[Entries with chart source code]
○ ○ ○ ○ ○
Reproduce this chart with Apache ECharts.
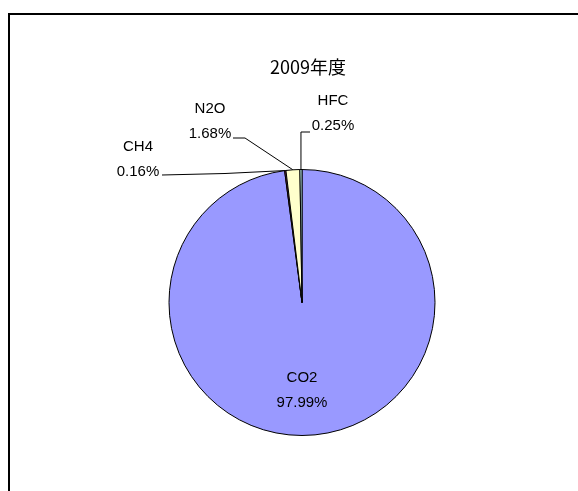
<!DOCTYPE html>
<html>
<head>
<meta charset="utf-8">
<script src="https://cdn.jsdelivr.net/npm/echarts@6/dist/echarts.min.js"></script>
<style>
  html, body { margin: 0; padding: 0; background: #fff; }
  #chart { width: 578px; height: 491px; }
</style>
</head>
<body>
<div id="chart"></div>
<script>
// 2009年度 gas shares (%)
const gasNames = ['CO2', 'CH4', 'N2O', 'HFC'];
const gasValues = [97.99, 0.16, 1.68, 0.25];
const gasColors = ['#9999FF', '#993366', '#FFFFCC', '#CCFFFF'];

// where each label sits (centre of text block) and where its leader line bends
const labelPos = {
  CO2: {x: 302, y: 390},
  CH4: {x: 138, y: 159, bend: [225, 173.5], end: [162, 175]},
  N2O: {x: 210, y: 121, bend: [245, 138], end: [233, 138]},
  HFC: {x: 333, y: 113, bend: null, end: [310, 132]},
};

const chart = echarts.init(document.getElementById('chart'));

chart.setOption({
  backgroundColor: '#fff',
  animation: false,
  title: {
    text: '2009年度',
    left: 303,
    top: 53,
    textAlign: 'center',
    textStyle: {color: '#000', fontSize: 18, fontWeight: 'normal', fontFamily: 'Noto Sans CJK JP'}
  },
  graphic: [{
    type: 'rect',
    shape: {x: 9, y: 14, width: 620, height: 500},
    style: {fill: 'none', stroke: '#000', lineWidth: 2}
  }],
  series: [{
    type: 'pie',
    center: [302, 302.5],
    radius: 133,
    startAngle: 90,
    clockwise: true,
    avoidLabelOverlap: false,
    emphasis: {disabled: true},
    itemStyle: {borderColor: '#000', borderWidth: 1},
    label: {
      show: true,
      formatter: '{b}\n{c}%',
      color: '#000',
      fontSize: 15,
      lineHeight: 25,
      fontFamily: 'Liberation Sans, Arial, sans-serif',
      align: 'center'
    },
    labelLine: {show: true, length: 10, length2: 10, lineStyle: {color: '#000', width: 1}},
    labelLayout: function (params) {
      const name = gasNames[params.dataIndex];
      const p = labelPos[name];
      const out = {x: p.x, y: p.y, align: 'center', verticalAlign: 'middle'};
      if (p.end && params.labelLinePoints) {
        const start = params.labelLinePoints[0];
        const bend = p.bend || [start[0], p.end[1]];
        out.labelLinePoints = [start, bend, p.end];
      }
      return out;
    },
    data: gasNames.map((n, i) => ({
      name: n,
      value: gasValues[i],
      itemStyle: {color: gasColors[i]},
      label: n === 'CO2' ? {position: 'inside'} : {position: 'outside'},
      labelLine: {show: n !== 'CO2'}
    }))
  }]
});
</script>
</body>
</html>
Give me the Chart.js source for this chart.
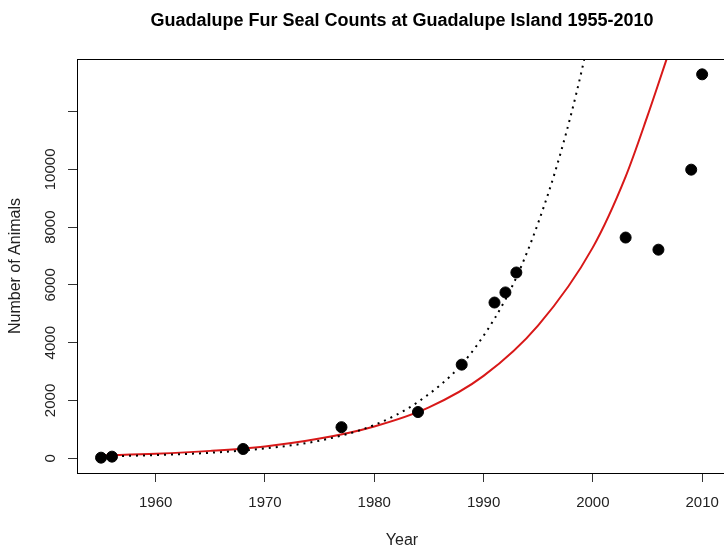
○ ○ ○ ○ ○
**TASK PROMPT**. Your task is to pick out every line with the string "this" and copy it.

**RESPONSE TO THE TASK**.
Reproduce this chart with Apache ECharts.
Give me the Chart.js source for this chart.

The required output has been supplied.